After his death, when Darger's work was discovered, put out into the world, he was acclaimed. But I wonder how someone that private would have felt if people had publicized what he was doing while he was still alive.

A few years ago, in an interview, I was questioned about if, when I'm asked what I do for a living, I say I'm a writer.

And initially, when I was young, I did answer that yes, in addition to being a clerk, a bank teller, a claims processor, a plan analyst, compliance manager, consultant, I was also a writer. But then at some point I stopped telling people I was a writer. Why? Being a writer is about being completely honest, completely open about who you really are. Some of that's embarrassing, and a lot of it is not always flattering.

I had no problem writing honestly when it was strangers reading my work, but then one day my father-in-law told me he had stumbled across my site, had read my posted stories (some of which were sexually explicit), and had been surprised by that side of me.
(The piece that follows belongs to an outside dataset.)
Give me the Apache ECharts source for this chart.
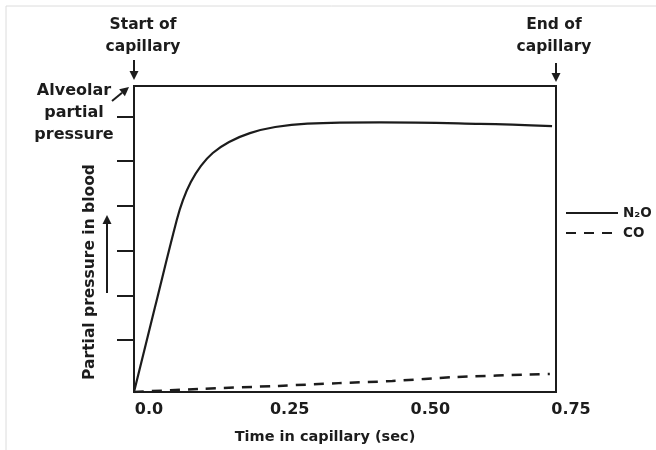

About the same time, a few people where I worked also discovered my website, and read the stories and my other pieces, most of which had nothing to do with sex, but all of which were still very personal.

By publishing on the Internet, my writing wasn't just being read by strangers. It was also, without it being my conscious intent, being read by family, friends, and business associates.

It's not just about you writing. It's about someone else reading what you've written, when that someone else may be a relative, a next-door neighbor, or the president of your company.

Did I really want someone I discussed the weather with while getting coffee at the office to know that much about me? I'm proud of every word I write. But it has cooled-off some relationships, and some people aren't as friendly as they used to be.

As writers, we all decide how much of ourselves we want to reveal. We hide behind characters. There's a great difference between saying an imaginary 'he' or 'she' did this, thought this, and 'I' did that, thought that. I so admire people who are willing to stand on stage and say, This is me. This is how weak I can be, how petty, frightened, wrong. Those are the artists you trust, because those are the artists who are trying to help. Part of art, certainly, is exposing yourself. Saying to the reader, You are not alone. You are not the only person who thought that sick thought, did that despicable thing. We are legion.

Once I left my family home, in my late teens, I never stayed in touch much with them. My dad's final years, he'd ask me often over the phone to send him something I had written, a story, an essay, because he was proud his first-born son had turned out to be an author.

I never did. Because I was afraid he would be disappointed again. Not understand me again. He died without ever reading anything I wrote as an adult, because I was a coward.

After my father spoke to me that afternoon about what I had written, and burned it, I waited a day, then started writing again. And just found a better hiding place. Or perhaps after discovering my new hiding place, my father simply realized I wasn't going to stop no matter what he said. I'd always be off somewhere, putting the words I wanted to down on paper.